A Clue from Covid-19
In this month’s Foreign Policy (subscribing online-only now for the climate!) Max Ehrenfreund reported a clue in the economics of American survival during Covid-19 — “The World’s First Affluence Recession: The pandemic is making Americans poor—precisely because of the way they were rich”:
The modern economy has been immune to infectious disease—until now. Epidemics in the modern world have ruined hopes, debilitated bodies, and claimed tens of millions of lives. This [is] the first epidemic in American history that has also caused an economic crisis. Between April and June, about $2 trillion of economic activity in the United States came to a halt. Adjusting for changes in prices, that was nearly one tenth of gross domestic product. Even though public-health authorities and ordinary people took similar steps to stop past epidemics from spreading, none had remotely comparable effects on the economy—not cholera, which struck repeatedly in the 19th century; not the fearsome bubonic plague, which visited San Francisco in 1900; not even the so-called “Spanish” influenza that arrived in the United States in 1918 and killed tens of millions internationally.
What has made this pandemic unique is that for the first time, consumers worldwide can afford to spend a significant share of their incomes on non-essential goods and services. Much of their consumption has become optional, and rather than risking death to buy a Frappuccino, they’ve chosen to stay home. Others would like to go out, but public-health authorities have ordered non-essential businesses to close. Because the discretionary share of consumption has expanded, the choices about non-essential business that governments and individual consumers make in response to pandemic disease have become an economic problem.

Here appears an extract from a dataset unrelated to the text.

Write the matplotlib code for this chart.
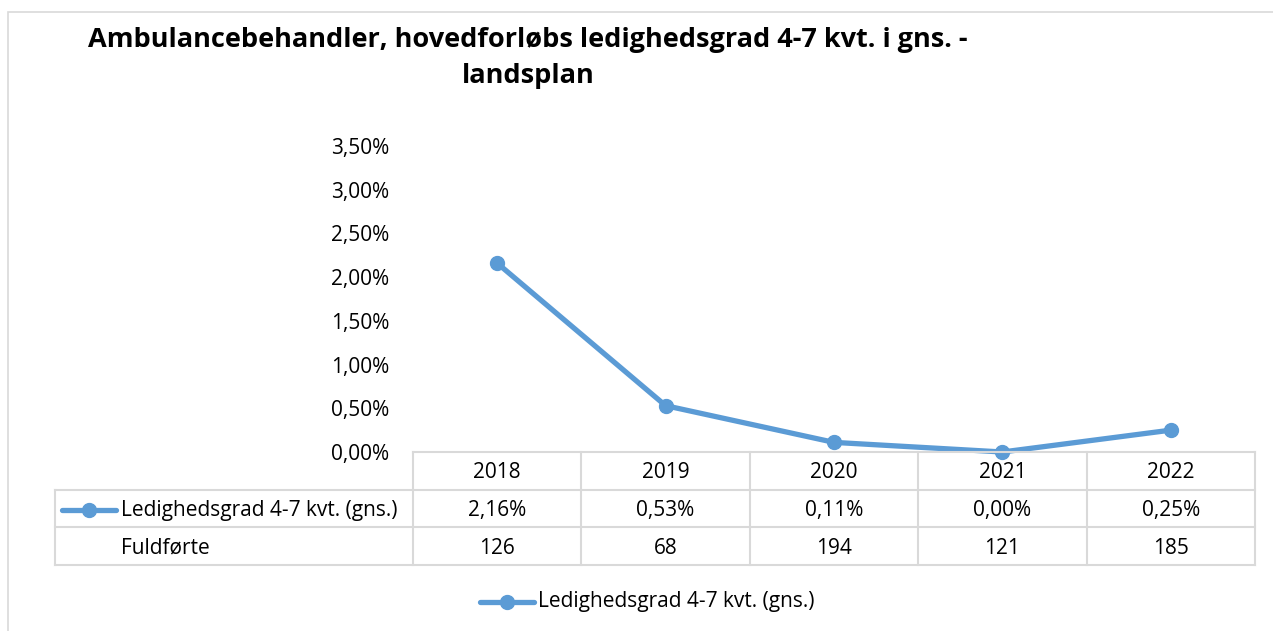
import matplotlib.pyplot as plt
from matplotlib.lines import Line2D
from matplotlib.patches import Rectangle
from matplotlib.transforms import blended_transform_factory

plt.rcParams['font.family'] = ['Open Sans', 'DejaVu Sans']

# Data
years = ['2018', '2019', '2020', '2021', '2022']
ledighed = [2.16, 0.53, 0.11, 0.00, 0.25]   # procent
fuldfoerte = [126, 68, 194, 121, 185]
series_name = 'Ledighedsgrad 4-7 kvt. (gns.)'
row2_name = 'Fuldførte'
yticks = [0, 0.5, 1.0, 1.5, 2.0, 2.5, 3.0, 3.5]

blue = '#5B9BD5'
grid_col = '#D9D9D9'
W, H = 1273, 631
fs = 15

def fx(px):
    return px / W

def fy(py):
    return 1 - py / H

def pct(v):
    return f'{v:.2f}%'.replace('.', ',')

fig = plt.figure(figsize=(12.73, 6.31), dpi=100)

# ydre ramme
fig.patches.append(Rectangle((fx(8), fy(640)), fx(1280) - fx(8), fy(12) - fy(640),
                             transform=fig.transFigure, fill=False,
                             edgecolor=grid_col, linewidth=1.2))

ax = fig.add_axes([fx(413), fy(452), fx(1255) - fx(413), fy(146) - fy(452)])
x = list(range(len(years)))
ax.plot(x, ledighed, color=blue, linewidth=3.8, marker='o', markersize=10,
        solid_capstyle='round', clip_on=False)
ax.set_xlim(-0.5, len(years) - 0.5)
ax.set_ylim(0, 3.5)
ax.set_yticks(yticks)
ax.set_yticklabels([pct(v) for v in yticks], fontsize=fs)
ax.set_xticks([])
ax.tick_params(axis='y', length=0, pad=17)
for s in ax.spines.values():
    s.set_visible(False)

# Titel
fig.text(fx(528), fy(58), 'Ambulancebehandler, hovedforløbs ledighedsgrad 4-7 kvt. i gns. -\nlandsplan',
         ha='center', va='center', fontsize=19.5, fontweight='bold', linespacing=1.5)

# Datatabel under grafen
tr = blended_transform_factory(ax.transData, fig.transFigure)
rows_y = [452, 490, 527, 565]
lw = 1.5
# vandrette linjer
fig.add_artist(Line2D([-0.5, 4.5], [fy(rows_y[0])] * 2, transform=tr, color=grid_col, lw=lw))
for ry in rows_y[1:]:
    fig.add_artist(Line2D([fx(55), fx(1255)], [fy(ry)] * 2, transform=fig.transFigure,
                          color=grid_col, lw=lw))
# lodrette linjer
for i in range(len(years) + 1):
    fig.add_artist(Line2D([i - 0.5, i - 0.5], [fy(rows_y[0]), fy(rows_y[-1])], transform=tr,
                          color=grid_col, lw=lw))
fig.add_artist(Line2D([fx(55), fx(55)], [fy(rows_y[1]), fy(rows_y[-1])],
                      transform=fig.transFigure, color=grid_col, lw=lw))

mid = [(rows_y[k] + rows_y[k + 1]) / 2 + 2 for k in range(3)]
for i, yr in enumerate(years):
    fig.text(i, fy(mid[0]), yr, transform=tr, ha='center', va='center', fontsize=fs)
    fig.text(i, fy(mid[1]), pct(ledighed[i]), transform=tr, ha='center', va='center', fontsize=fs)
    fig.text(i, fy(mid[2]), str(fuldfoerte[i]), transform=tr, ha='center', va='center', fontsize=fs)

# legendenøgle i tabellen
fig.add_artist(Line2D([fx(62), fx(116)], [fy(mid[1] - 1)] * 2, transform=fig.transFigure,
                      color=blue, lw=3.8, solid_capstyle='round'))
fig.add_artist(Line2D([fx(89)], [fy(mid[1] - 1)], transform=fig.transFigure,
                      color=blue, marker='o', markersize=10))
fig.text(fx(121), fy(mid[1]), series_name, ha='left', va='center', fontsize=fs)
fig.text(fx(121), fy(mid[2]), row2_name, ha='left', va='center', fontsize=fs)

# forklaring nederst
fig.add_artist(Line2D([fx(480), fx(534)], [fy(602)] * 2, transform=fig.transFigure,
                      color=blue, lw=3.8, solid_capstyle='round'))
fig.add_artist(Line2D([fx(507)], [fy(602)], transform=fig.transFigure,
                      color=blue, marker='o', markersize=10))
fig.text(fx(538), fy(602), series_name, ha='left', va='center', fontsize=fs)

fig.savefig('out.png', dpi=100)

The shift in the makeup of economic activity is due to decades of transformative economic growth. Previous epidemics did not cause economic crises because most consumers were poor by today’s standards, and their discretionary spending was minimal. The overwhelming demand for necessities such as food and clothing, which neither households nor governments could restrict in the interest of public health, kept the economy going. Today’s economy depends on a thousand luxuries large and small, from overpriced coffee to air travel, and these luxuries are what many consumers are now giving up. Willingly or not, they are saving instead of spending. Extreme savings rates are a defining feature of the available data on the coronavirus economy.
The public-health crisis is the result of a novel pathogenic coronavirus. But the economic crisis is a result of our affluence. Growth has created both extraordinary prosperity, and previously unknown risks.
(Quoting excessively because there’s considerable guidance here.)
So, how much disposable income is disposable in trade for our future?
How shall privileged humans spend money and time for the rest of this decade? How shall they act for the next three decades while we bring ourselves back into harmony with the earth that sustains us? How shall we choose to design a future that features the luxury of assuming that great-grandchildren will still be able to live with the comforts enjoyed by their great-grandparents?
We can shop thoughtfully, deliberately, and with purpose for the future we want. And, we must.